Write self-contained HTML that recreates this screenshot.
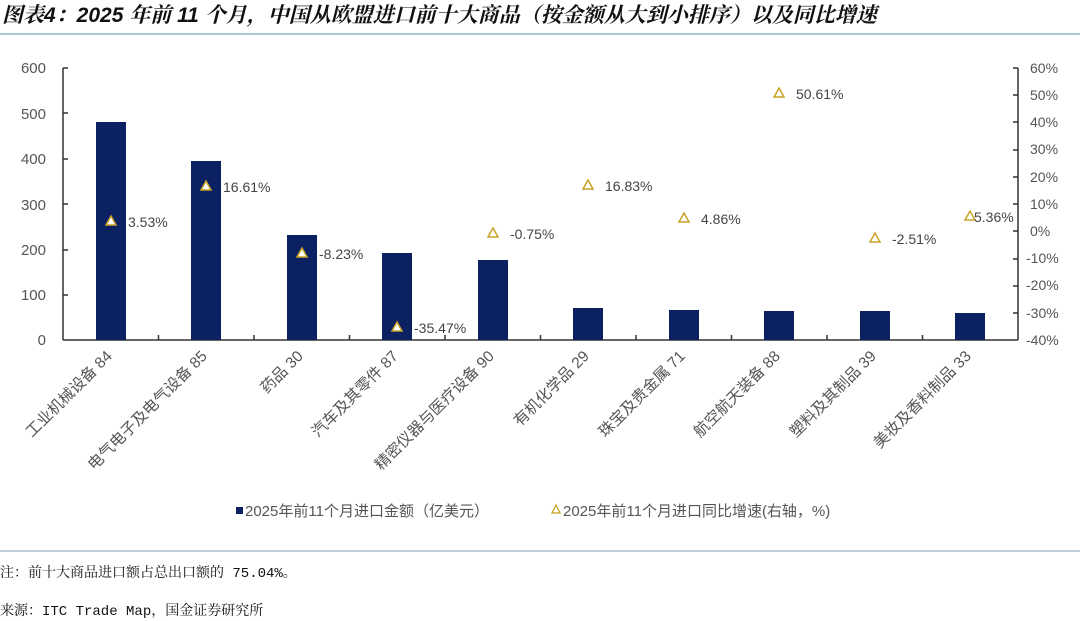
<!DOCTYPE html>
<html><head><meta charset="utf-8"><style>
body{margin:0;background:#fff;}
svg{display:block;font-family:"Liberation Sans","Noto Sans CJK SC",sans-serif;}
</style></head><body>
<svg width="1080" height="621" viewBox="0 0 1080 621">
<text x="2" y="22" font-size="21" font-weight="bold" font-style="italic" fill="#111" font-family="'Liberation Sans','Noto Serif CJK SC',serif">图表4：2025 年前 11 个月，中国从欧盟进口前十大商品（按金额从大到小排序）以及同比增速</text>
<line x1="0" y1="34" x2="1080" y2="34" stroke="#8fb0c8" stroke-width="1.5"/>
<g fill="#555" font-size="15" text-anchor="end">
<text x="46" y="73">600</text><text x="46" y="119">500</text><text x="46" y="164">400</text><text x="46" y="210">300</text><text x="46" y="255">200</text><text x="46" y="300">100</text><text x="46" y="345">0</text>
</g>
<g fill="#555" font-size="14" text-anchor="start">
<text x="1030" y="73">60%</text><text x="1030" y="100">50%</text><text x="1030" y="127">40%</text><text x="1030" y="154">30%</text><text x="1030" y="182">20%</text><text x="1030" y="209">10%</text><text x="1030" y="236">0%</text><text x="1026" y="263">-10%</text><text x="1026" y="290">-20%</text><text x="1026" y="318">-30%</text><text x="1026" y="345">-40%</text>
</g>
<g stroke="#333" stroke-width="1.5" fill="none">
<line x1="63" y1="68" x2="63" y2="340"/><line x1="63" y1="340" x2="1018" y2="340"/><line x1="1018" y1="68" x2="1018" y2="340"/>
<path d="M63 68h5M63 113h5M63 159h5M63 204h5M63 250h5M63 295h5"/>
<path d="M1018 68h-5M1018 95h-5M1018 122h-5M1018 150h-5M1018 177h-5M1018 204h-5M1018 231h-5M1018 259h-5M1018 286h-5M1018 313h-5"/>
<path d="M158.5 340v-5M254 340v-5M349.5 340v-5M445 340v-5M540.5 340v-5M636 340v-5M731.5 340v-5M827 340v-5M922.5 340v-5"/>
</g>
<g fill="#0b2161">
<rect x="96" y="122" width="30" height="218"/>
<rect x="191" y="161" width="30" height="179"/>
<rect x="287" y="235" width="30" height="105"/>
<rect x="382" y="253" width="30" height="87"/>
<rect x="478" y="260" width="30" height="80"/>
<rect x="573" y="308" width="30" height="32"/>
<rect x="669" y="310" width="30" height="30"/>
<rect x="764" y="311" width="30" height="29"/>
<rect x="860" y="311" width="30" height="29"/>
<rect x="955" y="313" width="30" height="27"/>
</g>
<g fill="#fff" stroke="#c9a227" stroke-width="1.5">
<path d="M111 216l5 9h-10z"/><path d="M206 181l5 9h-10z"/><path d="M302 248l5 9h-10z"/><path d="M397 322l5 9h-10z"/><path d="M493 228l5 9h-10z"/><path d="M588 180l5 9h-10z"/><path d="M684 213l5 9h-10z"/><path d="M779 88l5 9h-10z"/><path d="M875 233l5 9h-10z"/><path d="M970 211l5 9h-10z"/>
</g>
<g fill="#444" font-size="14">
<text x="128" y="227">3.53%</text><text x="223" y="192">16.61%</text><text x="319" y="259">-8.23%</text><text x="414" y="333">-35.47%</text><text x="510" y="239">-0.75%</text><text x="605" y="191">16.83%</text><text x="701" y="224">4.86%</text><text x="796" y="99">50.61%</text><text x="892" y="244">-2.51%</text><text x="974" y="222">5.36%</text>
</g>
<g fill="#555" font-size="15.5" text-anchor="end">
<text transform="translate(113,357) rotate(-45)">工业机械设备 84</text>
<text transform="translate(208,357) rotate(-45)">电气电子及电气设备 85</text>
<text transform="translate(304,357) rotate(-45)">药品 30</text>
<text transform="translate(399,357) rotate(-45)">汽车及其零件 87</text>
<text transform="translate(495,357) rotate(-45)">精密仪器与医疗设备 90</text>
<text transform="translate(590,357) rotate(-45)">有机化学品 29</text>
<text transform="translate(686,357) rotate(-45)">珠宝及贵金属 71</text>
<text transform="translate(781,357) rotate(-45)">航空航天装备 88</text>
<text transform="translate(877,357) rotate(-45)">塑料及其制品 39</text>
<text transform="translate(972,357) rotate(-45)">美妆及香料制品 33</text>
</g>
<rect x="236" y="507" width="7" height="7" fill="#0b2161"/>
<text x="245" y="516" font-size="15" fill="#555">2025年前11个月进口金额（亿美元）</text>
<path d="M556 505l4 8h-8z" fill="#fff" stroke="#c9a227" stroke-width="1.3"/>
<text x="563" y="516" font-size="15" fill="#555">2025年前11个月进口同比增速(右轴，%)</text>
<line x1="0" y1="551" x2="1080" y2="551" stroke="#a9bfcf" stroke-width="1.5"/>
<g font-size="14" fill="#111" font-family="'Liberation Mono','Noto Serif CJK SC',monospace">
<text x="0" y="577">注：前十大商品进口额占总出口额的 75.04%。</text>
<text x="0" y="615">来源：ITC Trade Map，国金证券研究所</text>
</g>
</svg>
</body></html>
:::::
WHAT IS EXPECTED - Leave the pictures out and copy the rest of the data exactly.

SOLUTION -
Write self-contained HTML that recreates this screenshot.
<!DOCTYPE html>
<html><head><meta charset="utf-8"><style>
body{margin:0;background:#fff;}
svg{display:block;font-family:"Liberation Sans","Noto Sans CJK SC",sans-serif;}
</style></head><body>
<svg width="1080" height="621" viewBox="0 0 1080 621">
<text x="2" y="22" font-size="21" font-weight="bold" font-style="italic" fill="#111" font-family="'Liberation Sans','Noto Serif CJK SC',serif">图表4：2025 年前 11 个月，中国从欧盟进口前十大商品（按金额从大到小排序）以及同比增速</text>
<line x1="0" y1="34" x2="1080" y2="34" stroke="#8fb0c8" stroke-width="1.5"/>
<g fill="#555" font-size="15" text-anchor="end">
<text x="46" y="73">600</text><text x="46" y="119">500</text><text x="46" y="164">400</text><text x="46" y="210">300</text><text x="46" y="255">200</text><text x="46" y="300">100</text><text x="46" y="345">0</text>
</g>
<g fill="#555" font-size="14" text-anchor="start">
<text x="1030" y="73">60%</text><text x="1030" y="100">50%</text><text x="1030" y="127">40%</text><text x="1030" y="154">30%</text><text x="1030" y="182">20%</text><text x="1030" y="209">10%</text><text x="1030" y="236">0%</text><text x="1026" y="263">-10%</text><text x="1026" y="290">-20%</text><text x="1026" y="318">-30%</text><text x="1026" y="345">-40%</text>
</g>
<g stroke="#333" stroke-width="1.5" fill="none">
<line x1="63" y1="68" x2="63" y2="340"/><line x1="63" y1="340" x2="1018" y2="340"/><line x1="1018" y1="68" x2="1018" y2="340"/>
<path d="M63 68h5M63 113h5M63 159h5M63 204h5M63 250h5M63 295h5"/>
<path d="M1018 68h-5M1018 95h-5M1018 122h-5M1018 150h-5M1018 177h-5M1018 204h-5M1018 231h-5M1018 259h-5M1018 286h-5M1018 313h-5"/>
<path d="M158.5 340v-5M254 340v-5M349.5 340v-5M445 340v-5M540.5 340v-5M636 340v-5M731.5 340v-5M827 340v-5M922.5 340v-5"/>
</g>
<g fill="#0b2161">
<rect x="96" y="122" width="30" height="218"/>
<rect x="191" y="161" width="30" height="179"/>
<rect x="287" y="235" width="30" height="105"/>
<rect x="382" y="253" width="30" height="87"/>
<rect x="478" y="260" width="30" height="80"/>
<rect x="573" y="308" width="30" height="32"/>
<rect x="669" y="310" width="30" height="30"/>
<rect x="764" y="311" width="30" height="29"/>
<rect x="860" y="311" width="30" height="29"/>
<rect x="955" y="313" width="30" height="27"/>
</g>
<g fill="#fff" stroke="#c9a227" stroke-width="1.5">
<path d="M111 216l5 9h-10z"/><path d="M206 181l5 9h-10z"/><path d="M302 248l5 9h-10z"/><path d="M397 322l5 9h-10z"/><path d="M493 228l5 9h-10z"/><path d="M588 180l5 9h-10z"/><path d="M684 213l5 9h-10z"/><path d="M779 88l5 9h-10z"/><path d="M875 233l5 9h-10z"/><path d="M970 211l5 9h-10z"/>
</g>
<g fill="#444" font-size="14">
<text x="128" y="227">3.53%</text><text x="223" y="192">16.61%</text><text x="319" y="259">-8.23%</text><text x="414" y="333">-35.47%</text><text x="510" y="239">-0.75%</text><text x="605" y="191">16.83%</text><text x="701" y="224">4.86%</text><text x="796" y="99">50.61%</text><text x="892" y="244">-2.51%</text><text x="974" y="222">5.36%</text>
</g>
<g fill="#555" font-size="15.5" text-anchor="end">
<text transform="translate(113,357) rotate(-45)">工业机械设备 84</text>
<text transform="translate(208,357) rotate(-45)">电气电子及电气设备 85</text>
<text transform="translate(304,357) rotate(-45)">药品 30</text>
<text transform="translate(399,357) rotate(-45)">汽车及其零件 87</text>
<text transform="translate(495,357) rotate(-45)">精密仪器与医疗设备 90</text>
<text transform="translate(590,357) rotate(-45)">有机化学品 29</text>
<text transform="translate(686,357) rotate(-45)">珠宝及贵金属 71</text>
<text transform="translate(781,357) rotate(-45)">航空航天装备 88</text>
<text transform="translate(877,357) rotate(-45)">塑料及其制品 39</text>
<text transform="translate(972,357) rotate(-45)">美妆及香料制品 33</text>
</g>
<rect x="236" y="507" width="7" height="7" fill="#0b2161"/>
<text x="245" y="516" font-size="15" fill="#555">2025年前11个月进口金额（亿美元）</text>
<path d="M556 505l4 8h-8z" fill="#fff" stroke="#c9a227" stroke-width="1.3"/>
<text x="563" y="516" font-size="15" fill="#555">2025年前11个月进口同比增速(右轴，%)</text>
<line x1="0" y1="551" x2="1080" y2="551" stroke="#a9bfcf" stroke-width="1.5"/>
<g font-size="14" fill="#111" font-family="'Liberation Mono','Noto Serif CJK SC',monospace">
<text x="0" y="577">注：前十大商品进口额占总出口额的 75.04%。</text>
<text x="0" y="615">来源：ITC Trade Map，国金证券研究所</text>
</g>
</svg>
</body></html>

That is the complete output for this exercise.